Give back the full listing verbatim, apart from its images.
· · · ·
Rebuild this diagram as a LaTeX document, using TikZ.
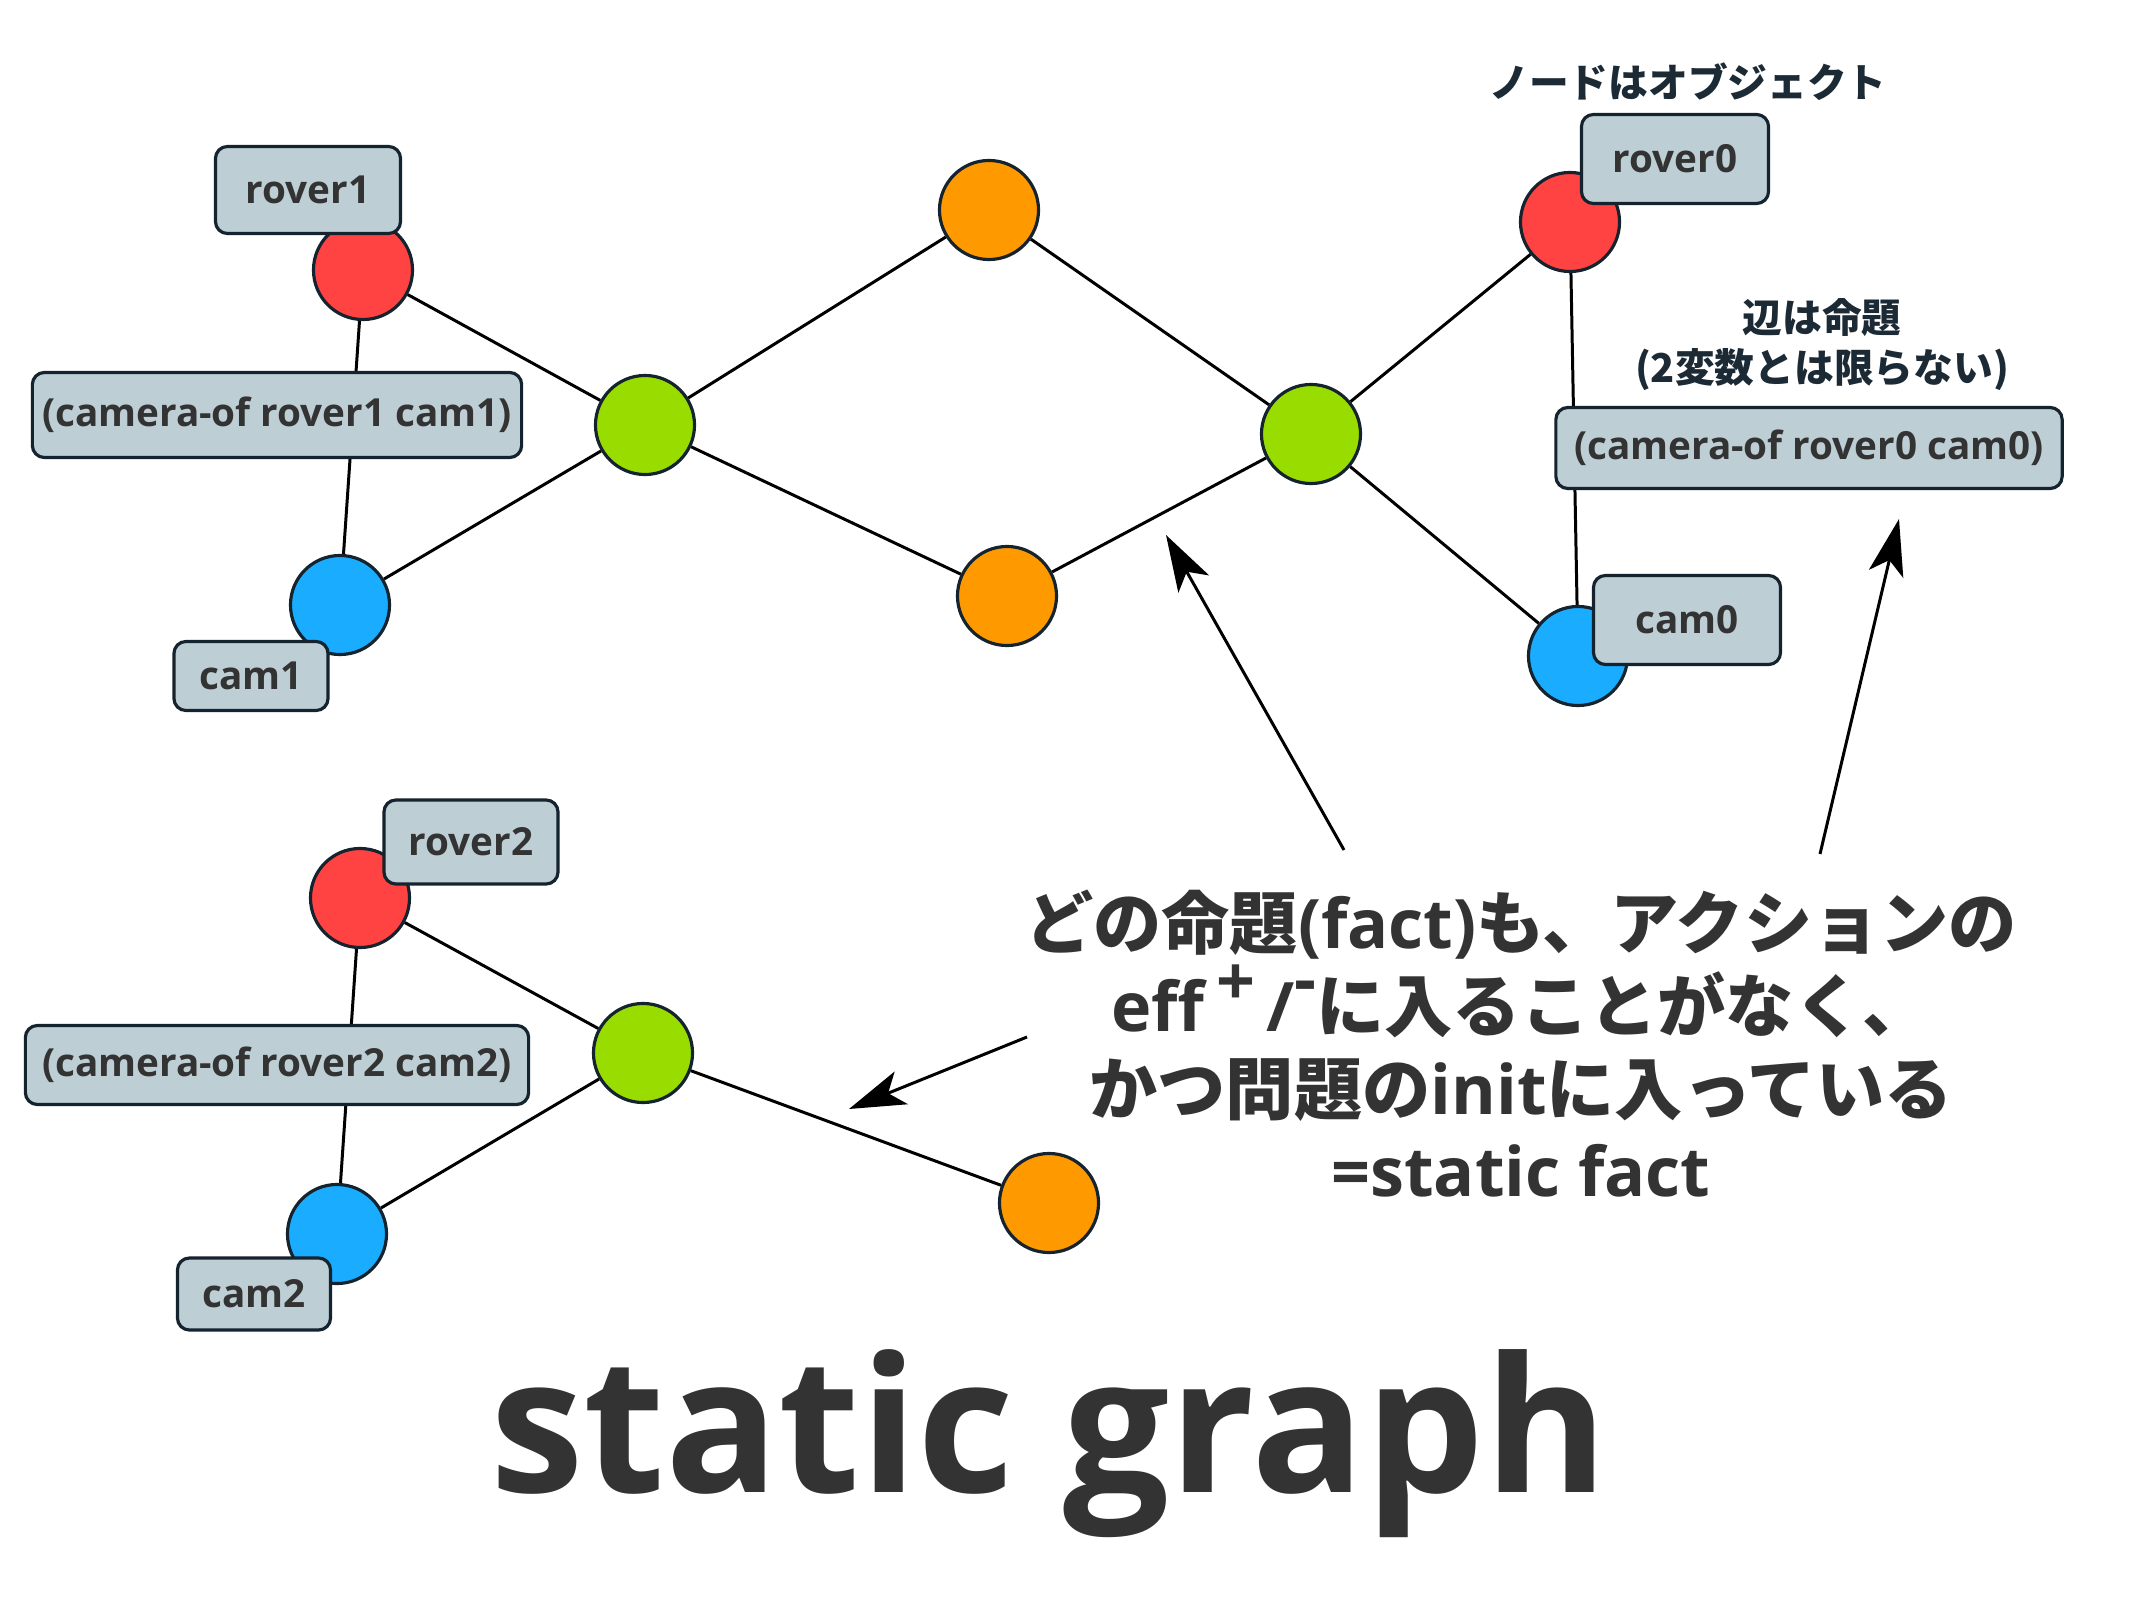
\documentclass[tikz,border=0pt]{standalone}
\usepackage{fontspec}
\setmainfont{Open Sans}
\newfontfamily\jp{Noto Sans CJK JP}
\newcommand\latn[1]{{\rmfamily #1}}
\usetikzlibrary{arrows.meta}
\definecolor{nred}{HTML}{FF4242}
\definecolor{nblue}{HTML}{1AACFF}
\definecolor{ngreen}{HTML}{99DD00}
\definecolor{norange}{HTML}{FF9900}
\definecolor{boxfill}{HTML}{BDCED5}
\definecolor{bordercol}{HTML}{15232E}
\definecolor{txt}{HTML}{333333}
\definecolor{annot}{HTML}{1C2A35}
\tikzset{
  vtx/.style={circle, draw=bordercol, line width=0.9pt, minimum size=0.99cm, inner sep=0pt},
  lbl/.style={draw=bordercol, fill=boxfill, rounded corners=0.12cm, line width=0.9pt,
    font=\bfseries\fontsize{11}{13}\selectfont, text=txt, inner sep=0pt},
  edge/.style={line width=0.85pt, black},
  arr/.style={line width=0.85pt, black, -{Stealth[length=16pt,width=10pt,inset=4pt]}},
  bigtext/.style={font=\jp\bfseries\fontsize{19.4}{23.5}\selectfont, text=txt, align=center},
  note/.style={font=\jp\bfseries\fontsize{11.3}{14.2}\selectfont, text=annot, align=center}
}
\begin{document}
\begin{tikzpicture}[x=0.01cm,y=-0.01cm]
\useasboundingbox (0,0) rectangle (2133,1600);
% vertices
\node[vtx, fill=nred]    (r1) at (363,270) {};
\node[vtx, fill=nblue]   (c1) at (340,605) {};
\node[vtx, fill=ngreen]  (g1) at (645,425) {};
\node[vtx, fill=norange] (o1) at (989,210) {};
\node[vtx, fill=norange] (o2) at (1007,596) {};
\node[vtx, fill=ngreen]  (g2) at (1311,434) {};
\node[vtx, fill=nred]    (r0) at (1570,222) {};
\node[vtx, fill=nblue]   (c0) at (1578,656) {};
\node[vtx, fill=nred]    (r2) at (360,898) {};
\node[vtx, fill=ngreen]  (g3) at (643,1053) {};
\node[vtx, fill=nblue]   (c2) at (337,1234) {};
\node[vtx, fill=norange] (o3) at (1049,1203) {};
% edges
\draw[edge] (r1) -- (g1);
\draw[edge] (c1) -- (g1);
\draw[edge] (r1) -- (c1);
\draw[edge] (g1) -- (o1);
\draw[edge] (g1) -- (o2);
\draw[edge] (o1) -- (g2);
\draw[edge] (o2) -- (g2);
\draw[edge] (g2) -- (r0);
\draw[edge] (g2) -- (c0);
\draw[edge] (r0) -- (c0);
\draw[edge] (r2) -- (g3);
\draw[edge] (c2) -- (g3);
\draw[edge] (r2) -- (c2);
\draw[edge] (g3) -- (o3);
% labels
\node[lbl, minimum width=1.85cm, minimum height=0.87cm] (br1) at (308,190) {rover1};
\node[lbl, minimum width=4.89cm, minimum height=0.85cm] (be1) at (277,415) {(camera-of rover1 cam1)};
\node[lbl, minimum width=1.54cm, minimum height=0.69cm] (bc1) at (251,676) {cam1};
\node[lbl, minimum width=1.87cm, minimum height=0.89cm] (br0) at (1675,159) {rover0};
\node[lbl, minimum width=5.06cm, minimum height=0.81cm] (be0) at (1809,448) {(camera-of rover0 cam0)};
\node[lbl, minimum width=1.87cm, minimum height=0.89cm] (bc0) at (1687,620) {cam0};
\node[lbl, minimum width=1.74cm, minimum height=0.84cm] (br2) at (471,842) {rover2};
\node[lbl, minimum width=5.03cm, minimum height=0.79cm] (be2) at (277,1065) {(camera-of rover2 cam2)};
\node[lbl, minimum width=1.53cm, minimum height=0.72cm] (bc2) at (254,1294) {cam2};
% annotations
\node[note] (tnode) at (1688,82) {ノードはオブジェクト};
\node[note] (tedge) at (1822,345) {辺は命題\\(2変数とは限らない)};
\node[bigtext] (main) at (1521,1044) {どの命題\latn{(fact)}も、アクションの\\
\latn{eff\,\smash{\raisebox{7.5pt}{+}}\,/\smash{\raisebox{8pt}{-}}}に入ることがなく、\\
かつ問題の\latn{init}に入っている\\
\latn{=static fact}};
\node[font=\bfseries\fontsize{53.5}{60}\selectfont, text=txt, anchor=base] (title) at (1049,1492) {static graph};
% arrows
\coordinate (a1s) at (1344,850);
\coordinate (a1e) at (1166,535);
\coordinate (a2s) at (1820,854);
\coordinate (a2e) at (1899,519);
\coordinate (a3s) at (1027,1037);
\coordinate (a3e) at (849,1109);
\draw[arr] (a1s) -- (a1e);
\draw[arr] (a2s) -- (a2e);
\draw[arr] (a3s) -- (a3e);
\end{tikzpicture}
\end{document}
· · · ·
Exercise answer:
Rebuild this diagram as a LaTeX document, using TikZ.
\documentclass[tikz,border=0pt]{standalone}
\usepackage{fontspec}
\setmainfont{Open Sans}
\newfontfamily\jp{Noto Sans CJK JP}
\newcommand\latn[1]{{\rmfamily #1}}
\usetikzlibrary{arrows.meta}
\definecolor{nred}{HTML}{FF4242}
\definecolor{nblue}{HTML}{1AACFF}
\definecolor{ngreen}{HTML}{99DD00}
\definecolor{norange}{HTML}{FF9900}
\definecolor{boxfill}{HTML}{BDCED5}
\definecolor{bordercol}{HTML}{15232E}
\definecolor{txt}{HTML}{333333}
\definecolor{annot}{HTML}{1C2A35}
\tikzset{
  vtx/.style={circle, draw=bordercol, line width=0.9pt, minimum size=0.99cm, inner sep=0pt},
  lbl/.style={draw=bordercol, fill=boxfill, rounded corners=0.12cm, line width=0.9pt,
    font=\bfseries\fontsize{11}{13}\selectfont, text=txt, inner sep=0pt},
  edge/.style={line width=0.85pt, black},
  arr/.style={line width=0.85pt, black, -{Stealth[length=16pt,width=10pt,inset=4pt]}},
  bigtext/.style={font=\jp\bfseries\fontsize{19.4}{23.5}\selectfont, text=txt, align=center},
  note/.style={font=\jp\bfseries\fontsize{11.3}{14.2}\selectfont, text=annot, align=center}
}
\begin{document}
\begin{tikzpicture}[x=0.01cm,y=-0.01cm]
\useasboundingbox (0,0) rectangle (2133,1600);
% vertices
\node[vtx, fill=nred]    (r1) at (363,270) {};
\node[vtx, fill=nblue]   (c1) at (340,605) {};
\node[vtx, fill=ngreen]  (g1) at (645,425) {};
\node[vtx, fill=norange] (o1) at (989,210) {};
\node[vtx, fill=norange] (o2) at (1007,596) {};
\node[vtx, fill=ngreen]  (g2) at (1311,434) {};
\node[vtx, fill=nred]    (r0) at (1570,222) {};
\node[vtx, fill=nblue]   (c0) at (1578,656) {};
\node[vtx, fill=nred]    (r2) at (360,898) {};
\node[vtx, fill=ngreen]  (g3) at (643,1053) {};
\node[vtx, fill=nblue]   (c2) at (337,1234) {};
\node[vtx, fill=norange] (o3) at (1049,1203) {};
% edges
\draw[edge] (r1) -- (g1);
\draw[edge] (c1) -- (g1);
\draw[edge] (r1) -- (c1);
\draw[edge] (g1) -- (o1);
\draw[edge] (g1) -- (o2);
\draw[edge] (o1) -- (g2);
\draw[edge] (o2) -- (g2);
\draw[edge] (g2) -- (r0);
\draw[edge] (g2) -- (c0);
\draw[edge] (r0) -- (c0);
\draw[edge] (r2) -- (g3);
\draw[edge] (c2) -- (g3);
\draw[edge] (r2) -- (c2);
\draw[edge] (g3) -- (o3);
% labels
\node[lbl, minimum width=1.85cm, minimum height=0.87cm] (br1) at (308,190) {rover1};
\node[lbl, minimum width=4.89cm, minimum height=0.85cm] (be1) at (277,415) {(camera-of rover1 cam1)};
\node[lbl, minimum width=1.54cm, minimum height=0.69cm] (bc1) at (251,676) {cam1};
\node[lbl, minimum width=1.87cm, minimum height=0.89cm] (br0) at (1675,159) {rover0};
\node[lbl, minimum width=5.06cm, minimum height=0.81cm] (be0) at (1809,448) {(camera-of rover0 cam0)};
\node[lbl, minimum width=1.87cm, minimum height=0.89cm] (bc0) at (1687,620) {cam0};
\node[lbl, minimum width=1.74cm, minimum height=0.84cm] (br2) at (471,842) {rover2};
\node[lbl, minimum width=5.03cm, minimum height=0.79cm] (be2) at (277,1065) {(camera-of rover2 cam2)};
\node[lbl, minimum width=1.53cm, minimum height=0.72cm] (bc2) at (254,1294) {cam2};
% annotations
\node[note] (tnode) at (1688,82) {ノードはオブジェクト};
\node[note] (tedge) at (1822,345) {辺は命題\\(2変数とは限らない)};
\node[bigtext] (main) at (1521,1044) {どの命題\latn{(fact)}も、アクションの\\
\latn{eff\,\smash{\raisebox{7.5pt}{+}}\,/\smash{\raisebox{8pt}{-}}}に入ることがなく、\\
かつ問題の\latn{init}に入っている\\
\latn{=static fact}};
\node[font=\bfseries\fontsize{53.5}{60}\selectfont, text=txt, anchor=base] (title) at (1049,1492) {static graph};
% arrows
\coordinate (a1s) at (1344,850);
\coordinate (a1e) at (1166,535);
\coordinate (a2s) at (1820,854);
\coordinate (a2e) at (1899,519);
\coordinate (a3s) at (1027,1037);
\coordinate (a3e) at (849,1109);
\draw[arr] (a1s) -- (a1e);
\draw[arr] (a2s) -- (a2e);
\draw[arr] (a3s) -- (a3e);
\end{tikzpicture}
\end{document}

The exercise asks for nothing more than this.